**WORK INSTRUCTIONS:**
Repeat exactly and only the lines from the line containing "Emit a Python" through the line containing "total_r2 = [1028, 1052, 1000, 1028, 1028]", both included.

-- Begin SOURCE DATA --

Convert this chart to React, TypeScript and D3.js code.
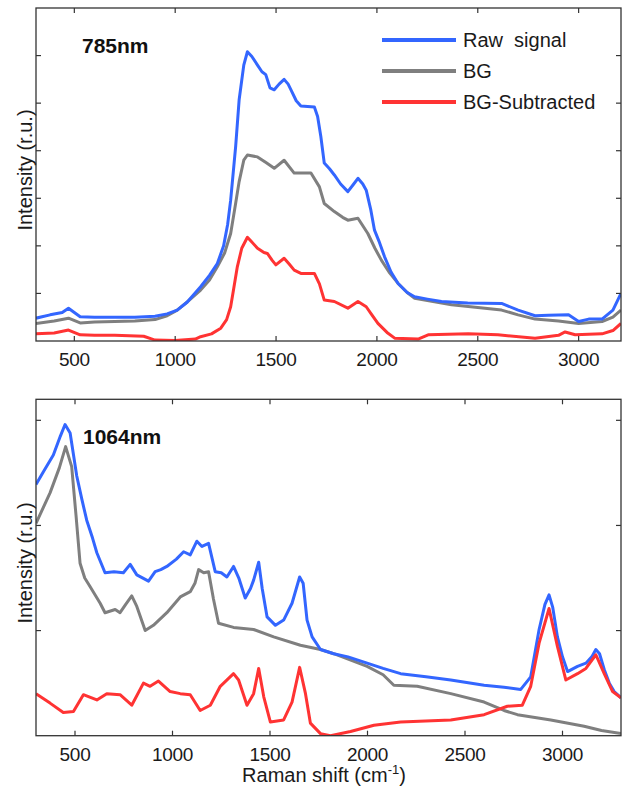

-- End SOURCE DATA --
-- Begin SOURCE DATA --

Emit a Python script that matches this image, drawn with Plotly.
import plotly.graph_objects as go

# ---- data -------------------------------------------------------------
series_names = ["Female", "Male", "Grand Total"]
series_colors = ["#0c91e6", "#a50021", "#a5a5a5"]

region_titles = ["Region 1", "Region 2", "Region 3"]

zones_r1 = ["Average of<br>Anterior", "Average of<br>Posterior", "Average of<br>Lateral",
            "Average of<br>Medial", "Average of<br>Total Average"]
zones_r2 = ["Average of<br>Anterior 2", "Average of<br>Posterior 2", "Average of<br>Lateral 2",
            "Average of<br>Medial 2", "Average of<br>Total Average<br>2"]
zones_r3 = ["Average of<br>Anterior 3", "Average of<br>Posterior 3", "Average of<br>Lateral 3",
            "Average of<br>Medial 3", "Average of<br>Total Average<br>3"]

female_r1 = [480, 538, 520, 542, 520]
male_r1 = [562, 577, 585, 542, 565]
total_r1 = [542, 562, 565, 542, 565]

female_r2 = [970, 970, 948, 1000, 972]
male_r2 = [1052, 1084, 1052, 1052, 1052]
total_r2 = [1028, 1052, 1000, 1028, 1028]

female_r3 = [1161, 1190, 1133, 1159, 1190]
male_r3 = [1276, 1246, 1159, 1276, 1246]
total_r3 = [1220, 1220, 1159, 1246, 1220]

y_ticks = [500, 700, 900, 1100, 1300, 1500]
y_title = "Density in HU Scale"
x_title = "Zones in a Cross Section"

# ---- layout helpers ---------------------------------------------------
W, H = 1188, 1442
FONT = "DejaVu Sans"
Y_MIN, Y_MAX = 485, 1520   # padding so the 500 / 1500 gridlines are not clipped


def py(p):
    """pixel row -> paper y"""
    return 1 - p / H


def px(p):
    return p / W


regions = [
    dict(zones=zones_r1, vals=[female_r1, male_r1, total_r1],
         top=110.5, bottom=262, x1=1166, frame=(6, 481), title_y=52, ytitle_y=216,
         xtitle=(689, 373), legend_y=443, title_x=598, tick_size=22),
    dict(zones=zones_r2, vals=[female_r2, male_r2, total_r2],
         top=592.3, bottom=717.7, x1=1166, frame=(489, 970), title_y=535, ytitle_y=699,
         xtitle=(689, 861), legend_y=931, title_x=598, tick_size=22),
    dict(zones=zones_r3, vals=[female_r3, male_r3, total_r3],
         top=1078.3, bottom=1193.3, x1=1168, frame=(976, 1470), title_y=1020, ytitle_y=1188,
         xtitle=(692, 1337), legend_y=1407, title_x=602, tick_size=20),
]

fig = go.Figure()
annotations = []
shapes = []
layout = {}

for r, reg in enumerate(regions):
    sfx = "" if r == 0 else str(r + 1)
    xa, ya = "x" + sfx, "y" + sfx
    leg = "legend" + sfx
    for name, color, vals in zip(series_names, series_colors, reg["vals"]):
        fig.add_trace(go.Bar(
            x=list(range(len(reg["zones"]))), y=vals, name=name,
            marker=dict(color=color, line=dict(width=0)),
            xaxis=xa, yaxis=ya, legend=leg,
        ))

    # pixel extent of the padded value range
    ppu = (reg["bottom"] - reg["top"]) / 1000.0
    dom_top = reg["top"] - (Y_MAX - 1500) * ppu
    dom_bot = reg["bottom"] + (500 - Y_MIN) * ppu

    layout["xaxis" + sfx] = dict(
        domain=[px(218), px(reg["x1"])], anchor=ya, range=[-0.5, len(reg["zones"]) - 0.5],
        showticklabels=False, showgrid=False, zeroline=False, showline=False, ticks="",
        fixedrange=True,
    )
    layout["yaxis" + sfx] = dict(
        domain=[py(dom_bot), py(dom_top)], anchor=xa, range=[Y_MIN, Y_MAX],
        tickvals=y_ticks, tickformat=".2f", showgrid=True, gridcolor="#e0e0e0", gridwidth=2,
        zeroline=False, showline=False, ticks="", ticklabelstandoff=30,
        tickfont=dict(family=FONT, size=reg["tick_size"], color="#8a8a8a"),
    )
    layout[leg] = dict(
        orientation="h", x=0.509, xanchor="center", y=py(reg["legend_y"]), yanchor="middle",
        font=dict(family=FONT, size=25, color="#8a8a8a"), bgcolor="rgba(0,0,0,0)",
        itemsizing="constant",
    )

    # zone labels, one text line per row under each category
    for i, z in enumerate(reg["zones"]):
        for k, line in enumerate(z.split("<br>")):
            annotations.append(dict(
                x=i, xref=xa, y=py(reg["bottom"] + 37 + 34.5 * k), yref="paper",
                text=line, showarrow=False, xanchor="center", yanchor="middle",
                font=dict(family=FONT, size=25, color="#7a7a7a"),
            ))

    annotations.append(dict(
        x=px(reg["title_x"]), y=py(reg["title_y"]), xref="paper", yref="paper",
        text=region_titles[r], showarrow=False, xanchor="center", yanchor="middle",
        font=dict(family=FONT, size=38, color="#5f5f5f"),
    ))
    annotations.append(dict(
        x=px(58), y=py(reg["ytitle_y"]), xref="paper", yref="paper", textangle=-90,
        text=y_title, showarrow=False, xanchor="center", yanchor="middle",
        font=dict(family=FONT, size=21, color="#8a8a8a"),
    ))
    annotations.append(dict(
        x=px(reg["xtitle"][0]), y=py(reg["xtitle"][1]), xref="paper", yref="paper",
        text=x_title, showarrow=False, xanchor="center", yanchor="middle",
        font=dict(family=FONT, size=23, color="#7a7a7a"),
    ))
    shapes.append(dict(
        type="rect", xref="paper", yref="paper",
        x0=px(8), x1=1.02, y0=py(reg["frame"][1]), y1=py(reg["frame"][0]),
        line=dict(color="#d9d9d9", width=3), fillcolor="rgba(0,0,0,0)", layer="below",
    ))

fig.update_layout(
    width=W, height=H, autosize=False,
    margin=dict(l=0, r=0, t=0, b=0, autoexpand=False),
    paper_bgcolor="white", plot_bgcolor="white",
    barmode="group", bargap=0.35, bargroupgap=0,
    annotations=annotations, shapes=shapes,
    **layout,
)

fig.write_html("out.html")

-- End SOURCE DATA --

**ANSWER BELOW:**
Emit a Python script that matches this image, drawn with Plotly.
import plotly.graph_objects as go

# ---- data -------------------------------------------------------------
series_names = ["Female", "Male", "Grand Total"]
series_colors = ["#0c91e6", "#a50021", "#a5a5a5"]

region_titles = ["Region 1", "Region 2", "Region 3"]

zones_r1 = ["Average of<br>Anterior", "Average of<br>Posterior", "Average of<br>Lateral",
            "Average of<br>Medial", "Average of<br>Total Average"]
zones_r2 = ["Average of<br>Anterior 2", "Average of<br>Posterior 2", "Average of<br>Lateral 2",
            "Average of<br>Medial 2", "Average of<br>Total Average<br>2"]
zones_r3 = ["Average of<br>Anterior 3", "Average of<br>Posterior 3", "Average of<br>Lateral 3",
            "Average of<br>Medial 3", "Average of<br>Total Average<br>3"]

female_r1 = [480, 538, 520, 542, 520]
male_r1 = [562, 577, 585, 542, 565]
total_r1 = [542, 562, 565, 542, 565]

female_r2 = [970, 970, 948, 1000, 972]
male_r2 = [1052, 1084, 1052, 1052, 1052]
total_r2 = [1028, 1052, 1000, 1028, 1028]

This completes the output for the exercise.